Work to complete:
Retype the data exactly, from its first line to the line containing "(br) at (1417,662);", including both, and skip any picture.

++++ Source data

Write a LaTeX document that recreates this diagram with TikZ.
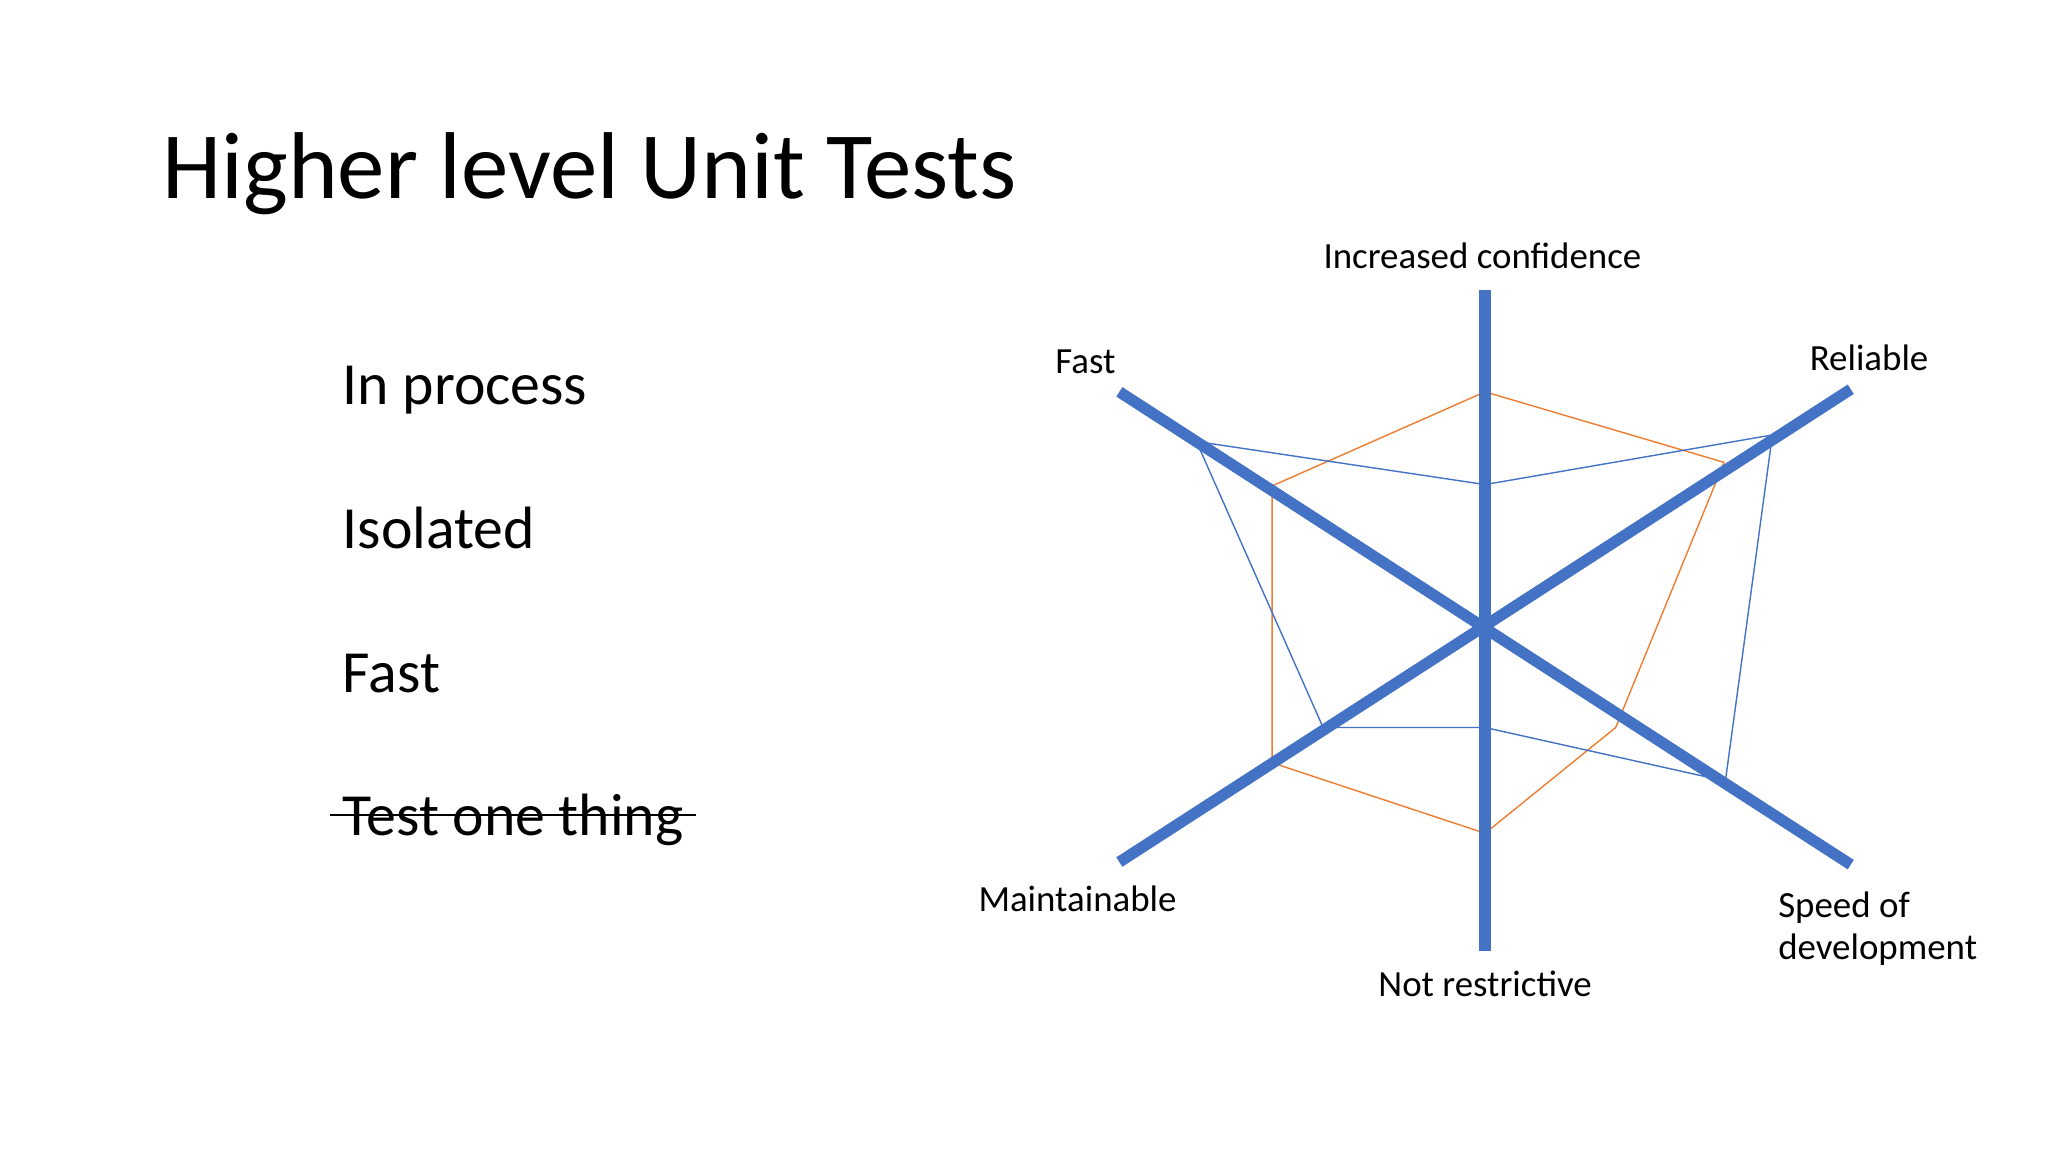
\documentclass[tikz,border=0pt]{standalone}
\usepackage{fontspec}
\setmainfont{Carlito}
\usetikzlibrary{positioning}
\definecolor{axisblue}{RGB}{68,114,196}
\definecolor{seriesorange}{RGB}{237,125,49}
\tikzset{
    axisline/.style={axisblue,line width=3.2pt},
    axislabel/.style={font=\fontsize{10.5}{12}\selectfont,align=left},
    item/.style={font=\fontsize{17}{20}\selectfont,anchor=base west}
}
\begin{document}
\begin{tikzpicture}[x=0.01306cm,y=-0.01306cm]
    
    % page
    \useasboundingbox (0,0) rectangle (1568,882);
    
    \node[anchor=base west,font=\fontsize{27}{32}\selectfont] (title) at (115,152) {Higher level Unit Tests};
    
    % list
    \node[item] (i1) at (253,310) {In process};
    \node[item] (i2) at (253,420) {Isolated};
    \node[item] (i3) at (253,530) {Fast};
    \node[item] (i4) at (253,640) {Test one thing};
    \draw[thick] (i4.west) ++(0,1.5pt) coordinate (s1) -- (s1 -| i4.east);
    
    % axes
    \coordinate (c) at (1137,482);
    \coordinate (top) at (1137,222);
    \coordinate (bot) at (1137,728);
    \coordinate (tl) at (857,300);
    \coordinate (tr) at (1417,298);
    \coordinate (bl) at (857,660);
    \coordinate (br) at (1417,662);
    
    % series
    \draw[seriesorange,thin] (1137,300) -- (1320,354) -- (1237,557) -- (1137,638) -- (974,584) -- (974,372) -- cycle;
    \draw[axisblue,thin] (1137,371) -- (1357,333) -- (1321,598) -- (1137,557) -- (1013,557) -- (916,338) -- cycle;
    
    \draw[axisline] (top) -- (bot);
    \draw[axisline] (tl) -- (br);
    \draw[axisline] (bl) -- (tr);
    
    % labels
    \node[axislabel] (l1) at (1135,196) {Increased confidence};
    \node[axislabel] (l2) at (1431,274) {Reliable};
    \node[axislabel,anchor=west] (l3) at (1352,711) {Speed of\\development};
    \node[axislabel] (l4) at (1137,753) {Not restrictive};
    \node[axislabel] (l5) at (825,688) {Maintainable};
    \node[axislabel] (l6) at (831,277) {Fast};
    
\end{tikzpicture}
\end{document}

++++++++

Finished exercise:
Write a LaTeX document that recreates this diagram with TikZ.
\documentclass[tikz,border=0pt]{standalone}
\usepackage{fontspec}
\setmainfont{Carlito}
\usetikzlibrary{positioning}
\definecolor{axisblue}{RGB}{68,114,196}
\definecolor{seriesorange}{RGB}{237,125,49}
\tikzset{
    axisline/.style={axisblue,line width=3.2pt},
    axislabel/.style={font=\fontsize{10.5}{12}\selectfont,align=left},
    item/.style={font=\fontsize{17}{20}\selectfont,anchor=base west}
}
\begin{document}
\begin{tikzpicture}[x=0.01306cm,y=-0.01306cm]
    
    % page
    \useasboundingbox (0,0) rectangle (1568,882);
    
    \node[anchor=base west,font=\fontsize{27}{32}\selectfont] (title) at (115,152) {Higher level Unit Tests};
    
    % list
    \node[item] (i1) at (253,310) {In process};
    \node[item] (i2) at (253,420) {Isolated};
    \node[item] (i3) at (253,530) {Fast};
    \node[item] (i4) at (253,640) {Test one thing};
    \draw[thick] (i4.west) ++(0,1.5pt) coordinate (s1) -- (s1 -| i4.east);
    
    % axes
    \coordinate (c) at (1137,482);
    \coordinate (top) at (1137,222);
    \coordinate (bot) at (1137,728);
    \coordinate (tl) at (857,300);
    \coordinate (tr) at (1417,298);
    \coordinate (bl) at (857,660);
    \coordinate (br) at (1417,662);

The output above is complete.